I don’t know. I hope so. I do know that for the better part of two days I’ve done little else but read. This novel is just so damn good most of the time. It’s amazing.
Tim drove us home from New York after his three week internship at First Second followed by his birthday celebration. After so much rain, the clouds were incredible. I did this quick sketch in the car– I miss drawing and intend to do a lot more of it this summer.

I first met Jules Feiffer when he spoke at the Center for Cartoon Studies with Jeff Danzinger in April. He was charming, enthusiastic, and quite the ham in front of a crowd. He liked my sketchbook, which later resulted in the opportunity to be his teaching assistant for the summer during his Montgomery Fellowship at Dartmouth College, just a few miles away from White River Junction. He arrived yesterday. I’m already having a blast!
Drawing out on the balcony at the Montgomery House after labeling some PowerPoint slides for Jules Feiffer. And lookin’ cool.

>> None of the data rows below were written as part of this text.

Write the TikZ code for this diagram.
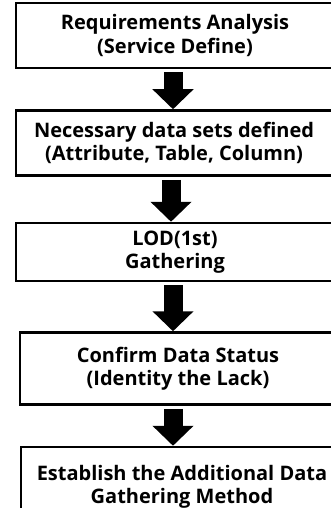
\documentclass[tikz,border=0pt]{standalone}
\usepackage{fontspec}
\setmainfont{Open Sans}
\usetikzlibrary{positioning, arrows.meta}
\tikzstyle{stepBox}=[rectangle, align=center, draw=black, line width=2.5pt,
fill=white, font=\fontsize{20}{23.5}\selectfont\bfseries, inner sep=0pt]
\tikzstyle{bigArrow}=[line width=19pt, draw=black, shorten <=3pt,
-{Triangle[width=40pt, length=20pt]}]

\begin{document}
\begin{tikzpicture}[x=1pt, y=1pt, node distance=40pt]
    \clip (0,0) rectangle (331,-508);
    \useasboundingbox (0,0) rectangle (331,-508);
    \node (requirements) [stepBox, minimum width=318pt, minimum height=65pt]
      at (175,-35.5) {Requirements Analysis\\(Service Define)};
    \node (datasets) [stepBox, minimum width=316pt, minimum height=65pt,
      below=40pt of requirements, xshift=-1pt] {Necessary data sets defined\\(Attribute, Table, Column)};
    \node (lod) [stepBox, minimum width=318pt, minimum height=58pt,
      below=45pt of datasets, xshift=1pt] {LOD(1st)\\Gathering};
    \node (status) [stepBox, minimum width=316pt, minimum height=72pt,
      below=49pt of lod, xshift=3pt] {Confirm Data Status\\(Identity the Lack)};
    \node (method) [stepBox, minimum width=322pt, minimum height=80pt,
      below=40pt of status, xshift=4pt] {Establish the Additional Data\\Gathering Method};
    % arrows between the steps
    \draw [bigArrow] ([xshift=-2pt]requirements.south) -- ([xshift=-2pt]requirements.south |- datasets.north);
    \draw [bigArrow] ([xshift=-3pt]datasets.south) -- ([xshift=-3pt]datasets.south |- lod.north);
    \draw [bigArrow] ([xshift=-2pt]lod.south) -- ([xshift=-2pt]lod.south |- status.north);
    \draw [bigArrow] ([xshift=-5pt]status.south) -- ([xshift=-5pt]status.south |- method.north);
  \end{tikzpicture}
\end{document}
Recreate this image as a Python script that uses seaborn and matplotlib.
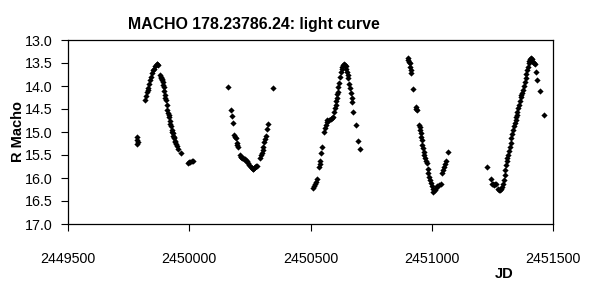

Jules Feiffer and I have spent a lot of time together over the last three days, scanning books, organizing slides, discussing possible class topics. It’s been enormously fun to work as his assistant, and I’ve had the chance to reexamine so many gorgeous drawings from the early 20th century. I’ve always loved Winsor McCay’s work, but god- the ingenuity! the draftsmanship! His weekly pace! They are just so beautiful. Here are some of my favorites:
Jules Feiffer has offered to looked through some of my past work this week to see what I’ve been doing during my time at the Center for Cartoon studies along with some sketchbooks from RISD. He has responded best to the drawings and stories I love while instinctively critical and unimpressed with the work that I, too, am unhappy with, or fought my way to complete. He can see the inspiration—or the lack thereof—however much I try to hide it. I never knew it was so transparent to the outside world. So where can that come out next year? How? How do you bring yourself to be inspired? Show up, do the work, commit to putting in the hours as your desk. We’ll see what happens in the fall.
Jules Feiffer’s pets Lily and Daisy are up here for the week while his daugther, Kate Feiffer, and his granddaughter Maddie stay as his guests in Hanover. Lily is “the dog that winks” in their book Which Puppy?. She was terrific fun to draw.

This week I had the privelege of attending the Politics of Cartooning panel discussion at Dartmouth College, with guests Jeff Danzinger, Jules Feiffer, Ed Koren and Ed Sorel. What a group! I loved them. But more fascinating than the work that they showed and their conversation was the audience’s attitude toward the future of cartooning—and publishing in general—as all but extinct. “You’re all of a certain age…” one woman began. “Just what the hell does that mean?!” came the response. But many audience members were nodding in agreement; are these cartoonists the last generation?
The Center for Cartoon Studies couldn’t exist without a new group of visual storytelling enthusiasts rising to the occasion to step into the giant shoes of past creators and continue forging new ground in the medium of comics. Graphic novels and comics format picture books are turning literary heads, snowballing onward as more titles are published every year. The new future in cartooning won’t rely on newspaper syndicates, but instead on book deals and digital media. Fingers crossed!